→ Requirement:
Write out the material again exactly, please, and omit the pictures.
>>
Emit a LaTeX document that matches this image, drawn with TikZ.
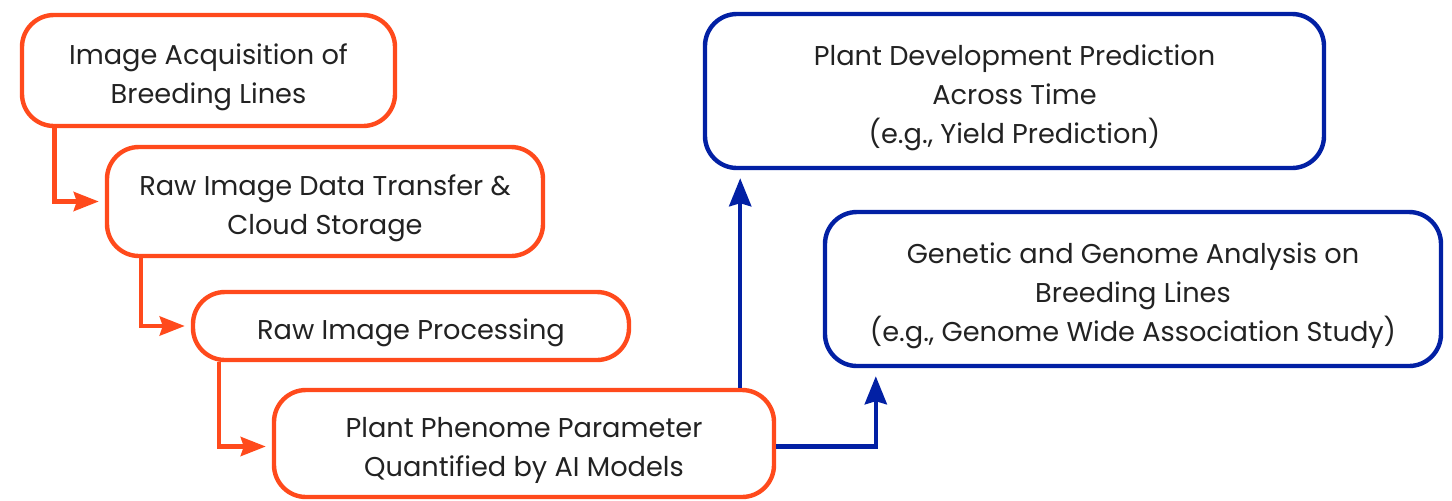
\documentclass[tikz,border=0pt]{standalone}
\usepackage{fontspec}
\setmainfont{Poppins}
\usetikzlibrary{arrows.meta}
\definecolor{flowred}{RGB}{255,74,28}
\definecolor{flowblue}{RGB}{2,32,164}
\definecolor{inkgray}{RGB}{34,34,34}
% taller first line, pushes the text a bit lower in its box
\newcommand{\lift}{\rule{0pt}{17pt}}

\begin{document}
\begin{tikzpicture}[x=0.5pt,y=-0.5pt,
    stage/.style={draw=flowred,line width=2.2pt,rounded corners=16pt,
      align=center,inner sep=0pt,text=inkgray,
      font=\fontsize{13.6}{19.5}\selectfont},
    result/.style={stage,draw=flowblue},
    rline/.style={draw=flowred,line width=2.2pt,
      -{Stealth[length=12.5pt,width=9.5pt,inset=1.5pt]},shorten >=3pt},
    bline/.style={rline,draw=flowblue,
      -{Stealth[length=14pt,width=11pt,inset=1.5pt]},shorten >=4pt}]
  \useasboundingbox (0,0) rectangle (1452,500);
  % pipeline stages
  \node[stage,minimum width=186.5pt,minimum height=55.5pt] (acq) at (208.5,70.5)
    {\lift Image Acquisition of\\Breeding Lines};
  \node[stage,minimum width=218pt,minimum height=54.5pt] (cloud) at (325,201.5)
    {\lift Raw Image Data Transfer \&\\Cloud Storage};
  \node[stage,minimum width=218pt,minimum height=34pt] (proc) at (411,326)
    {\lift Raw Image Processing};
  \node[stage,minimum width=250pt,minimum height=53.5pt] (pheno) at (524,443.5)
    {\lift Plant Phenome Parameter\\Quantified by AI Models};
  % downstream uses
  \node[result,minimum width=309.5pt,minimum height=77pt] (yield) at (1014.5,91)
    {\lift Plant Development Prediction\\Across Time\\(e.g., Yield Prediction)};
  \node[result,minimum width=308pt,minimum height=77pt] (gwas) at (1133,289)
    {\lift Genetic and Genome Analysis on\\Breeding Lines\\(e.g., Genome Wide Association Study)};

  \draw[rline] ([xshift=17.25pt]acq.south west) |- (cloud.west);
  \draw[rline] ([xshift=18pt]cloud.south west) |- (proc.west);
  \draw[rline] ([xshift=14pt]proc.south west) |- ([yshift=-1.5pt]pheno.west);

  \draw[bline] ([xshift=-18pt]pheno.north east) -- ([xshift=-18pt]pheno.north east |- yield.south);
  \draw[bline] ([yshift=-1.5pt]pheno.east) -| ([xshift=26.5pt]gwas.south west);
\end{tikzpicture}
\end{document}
<<
→ The response:
Emit a LaTeX document that matches this image, drawn with TikZ.
\documentclass[tikz,border=0pt]{standalone}
\usepackage{fontspec}
\setmainfont{Poppins}
\usetikzlibrary{arrows.meta}
\definecolor{flowred}{RGB}{255,74,28}
\definecolor{flowblue}{RGB}{2,32,164}
\definecolor{inkgray}{RGB}{34,34,34}
% taller first line, pushes the text a bit lower in its box
\newcommand{\lift}{\rule{0pt}{17pt}}

\begin{document}
\begin{tikzpicture}[x=0.5pt,y=-0.5pt,
    stage/.style={draw=flowred,line width=2.2pt,rounded corners=16pt,
      align=center,inner sep=0pt,text=inkgray,
      font=\fontsize{13.6}{19.5}\selectfont},
    result/.style={stage,draw=flowblue},
    rline/.style={draw=flowred,line width=2.2pt,
      -{Stealth[length=12.5pt,width=9.5pt,inset=1.5pt]},shorten >=3pt},
    bline/.style={rline,draw=flowblue,
      -{Stealth[length=14pt,width=11pt,inset=1.5pt]},shorten >=4pt}]
  \useasboundingbox (0,0) rectangle (1452,500);
  % pipeline stages
  \node[stage,minimum width=186.5pt,minimum height=55.5pt] (acq) at (208.5,70.5)
    {\lift Image Acquisition of\\Breeding Lines};
  \node[stage,minimum width=218pt,minimum height=54.5pt] (cloud) at (325,201.5)
    {\lift Raw Image Data Transfer \&\\Cloud Storage};
  \node[stage,minimum width=218pt,minimum height=34pt] (proc) at (411,326)
    {\lift Raw Image Processing};
  \node[stage,minimum width=250pt,minimum height=53.5pt] (pheno) at (524,443.5)
    {\lift Plant Phenome Parameter\\Quantified by AI Models};
  % downstream uses
  \node[result,minimum width=309.5pt,minimum height=77pt] (yield) at (1014.5,91)
    {\lift Plant Development Prediction\\Across Time\\(e.g., Yield Prediction)};
  \node[result,minimum width=308pt,minimum height=77pt] (gwas) at (1133,289)
    {\lift Genetic and Genome Analysis on\\Breeding Lines\\(e.g., Genome Wide Association Study)};

  \draw[rline] ([xshift=17.25pt]acq.south west) |- (cloud.west);
  \draw[rline] ([xshift=18pt]cloud.south west) |- (proc.west);
  \draw[rline] ([xshift=14pt]proc.south west) |- ([yshift=-1.5pt]pheno.west);

  \draw[bline] ([xshift=-18pt]pheno.north east) -- ([xshift=-18pt]pheno.north east |- yield.south);
  \draw[bline] ([yshift=-1.5pt]pheno.east) -| ([xshift=26.5pt]gwas.south west);
\end{tikzpicture}
\end{document}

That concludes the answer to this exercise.